Task brief:
Once the pictures are set aside, transcribe the remaining data exactly.

Given data:
-- start --
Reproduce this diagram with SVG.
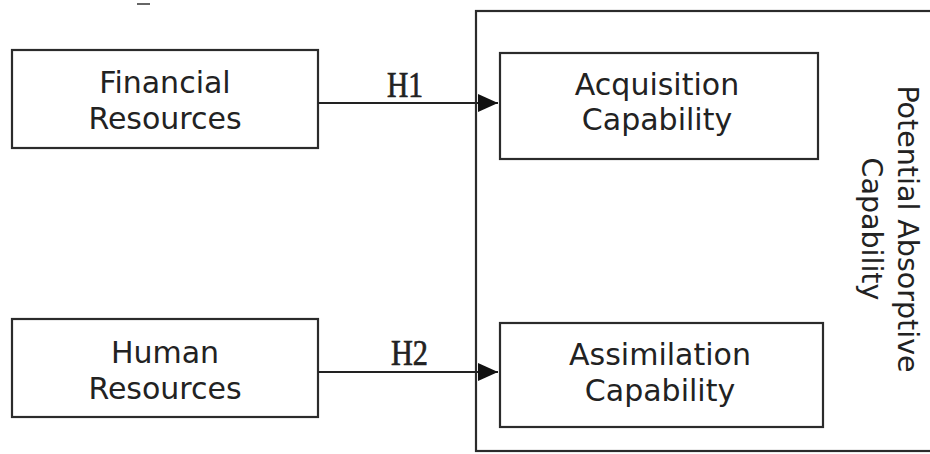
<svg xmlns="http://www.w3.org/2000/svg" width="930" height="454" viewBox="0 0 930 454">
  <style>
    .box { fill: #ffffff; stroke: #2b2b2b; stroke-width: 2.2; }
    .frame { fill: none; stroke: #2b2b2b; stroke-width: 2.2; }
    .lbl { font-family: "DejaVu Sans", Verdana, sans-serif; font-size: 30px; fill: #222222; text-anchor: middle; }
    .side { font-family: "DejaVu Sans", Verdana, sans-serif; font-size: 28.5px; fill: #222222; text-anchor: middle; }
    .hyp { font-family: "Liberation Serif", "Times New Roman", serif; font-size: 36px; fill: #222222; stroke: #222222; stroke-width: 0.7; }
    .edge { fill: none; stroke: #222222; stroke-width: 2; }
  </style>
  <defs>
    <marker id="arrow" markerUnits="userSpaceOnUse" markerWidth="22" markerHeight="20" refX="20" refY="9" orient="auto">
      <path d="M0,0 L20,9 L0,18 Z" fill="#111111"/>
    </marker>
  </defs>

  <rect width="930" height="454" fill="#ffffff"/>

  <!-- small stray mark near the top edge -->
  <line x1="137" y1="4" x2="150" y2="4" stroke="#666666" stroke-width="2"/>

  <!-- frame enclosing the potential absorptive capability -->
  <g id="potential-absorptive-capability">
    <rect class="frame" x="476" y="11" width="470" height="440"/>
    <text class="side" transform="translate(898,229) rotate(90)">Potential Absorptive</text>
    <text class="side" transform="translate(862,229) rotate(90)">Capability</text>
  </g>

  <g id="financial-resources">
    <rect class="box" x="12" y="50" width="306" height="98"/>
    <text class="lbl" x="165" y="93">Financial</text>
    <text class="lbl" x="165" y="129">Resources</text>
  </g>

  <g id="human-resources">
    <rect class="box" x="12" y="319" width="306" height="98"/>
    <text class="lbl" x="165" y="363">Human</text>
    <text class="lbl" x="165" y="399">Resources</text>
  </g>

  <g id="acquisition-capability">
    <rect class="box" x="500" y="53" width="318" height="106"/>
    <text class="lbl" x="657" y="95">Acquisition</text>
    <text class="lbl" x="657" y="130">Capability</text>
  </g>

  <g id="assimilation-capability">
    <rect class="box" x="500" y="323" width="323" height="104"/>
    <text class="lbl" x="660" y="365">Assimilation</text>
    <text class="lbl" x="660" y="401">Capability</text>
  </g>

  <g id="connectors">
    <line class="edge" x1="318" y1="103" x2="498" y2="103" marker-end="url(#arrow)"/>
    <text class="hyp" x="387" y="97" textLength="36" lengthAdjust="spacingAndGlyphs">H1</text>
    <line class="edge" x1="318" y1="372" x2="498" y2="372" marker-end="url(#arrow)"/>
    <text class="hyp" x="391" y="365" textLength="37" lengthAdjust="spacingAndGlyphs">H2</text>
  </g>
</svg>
-- end --
Written reply:
Reproduce this diagram with SVG.
<svg xmlns="http://www.w3.org/2000/svg" width="930" height="454" viewBox="0 0 930 454">
  <style>
    .box { fill: #ffffff; stroke: #2b2b2b; stroke-width: 2.2; }
    .frame { fill: none; stroke: #2b2b2b; stroke-width: 2.2; }
    .lbl { font-family: "DejaVu Sans", Verdana, sans-serif; font-size: 30px; fill: #222222; text-anchor: middle; }
    .side { font-family: "DejaVu Sans", Verdana, sans-serif; font-size: 28.5px; fill: #222222; text-anchor: middle; }
    .hyp { font-family: "Liberation Serif", "Times New Roman", serif; font-size: 36px; fill: #222222; stroke: #222222; stroke-width: 0.7; }
    .edge { fill: none; stroke: #222222; stroke-width: 2; }
  </style>
  <defs>
    <marker id="arrow" markerUnits="userSpaceOnUse" markerWidth="22" markerHeight="20" refX="20" refY="9" orient="auto">
      <path d="M0,0 L20,9 L0,18 Z" fill="#111111"/>
    </marker>
  </defs>

  <rect width="930" height="454" fill="#ffffff"/>

  <!-- small stray mark near the top edge -->
  <line x1="137" y1="4" x2="150" y2="4" stroke="#666666" stroke-width="2"/>

  <!-- frame enclosing the potential absorptive capability -->
  <g id="potential-absorptive-capability">
    <rect class="frame" x="476" y="11" width="470" height="440"/>
    <text class="side" transform="translate(898,229) rotate(90)">Potential Absorptive</text>
    <text class="side" transform="translate(862,229) rotate(90)">Capability</text>
  </g>

  <g id="financial-resources">
    <rect class="box" x="12" y="50" width="306" height="98"/>
    <text class="lbl" x="165" y="93">Financial</text>
    <text class="lbl" x="165" y="129">Resources</text>
  </g>

  <g id="human-resources">
    <rect class="box" x="12" y="319" width="306" height="98"/>
    <text class="lbl" x="165" y="363">Human</text>
    <text class="lbl" x="165" y="399">Resources</text>
  </g>

  <g id="acquisition-capability">
    <rect class="box" x="500" y="53" width="318" height="106"/>
    <text class="lbl" x="657" y="95">Acquisition</text>
    <text class="lbl" x="657" y="130">Capability</text>
  </g>

  <g id="assimilation-capability">
    <rect class="box" x="500" y="323" width="323" height="104"/>
    <text class="lbl" x="660" y="365">Assimilation</text>
    <text class="lbl" x="660" y="401">Capability</text>
  </g>

  <g id="connectors">
    <line class="edge" x1="318" y1="103" x2="498" y2="103" marker-end="url(#arrow)"/>
    <text class="hyp" x="387" y="97" textLength="36" lengthAdjust="spacingAndGlyphs">H1</text>
    <line class="edge" x1="318" y1="372" x2="498" y2="372" marker-end="url(#arrow)"/>
    <text class="hyp" x="391" y="365" textLength="37" lengthAdjust="spacingAndGlyphs">H2</text>
  </g>
</svg>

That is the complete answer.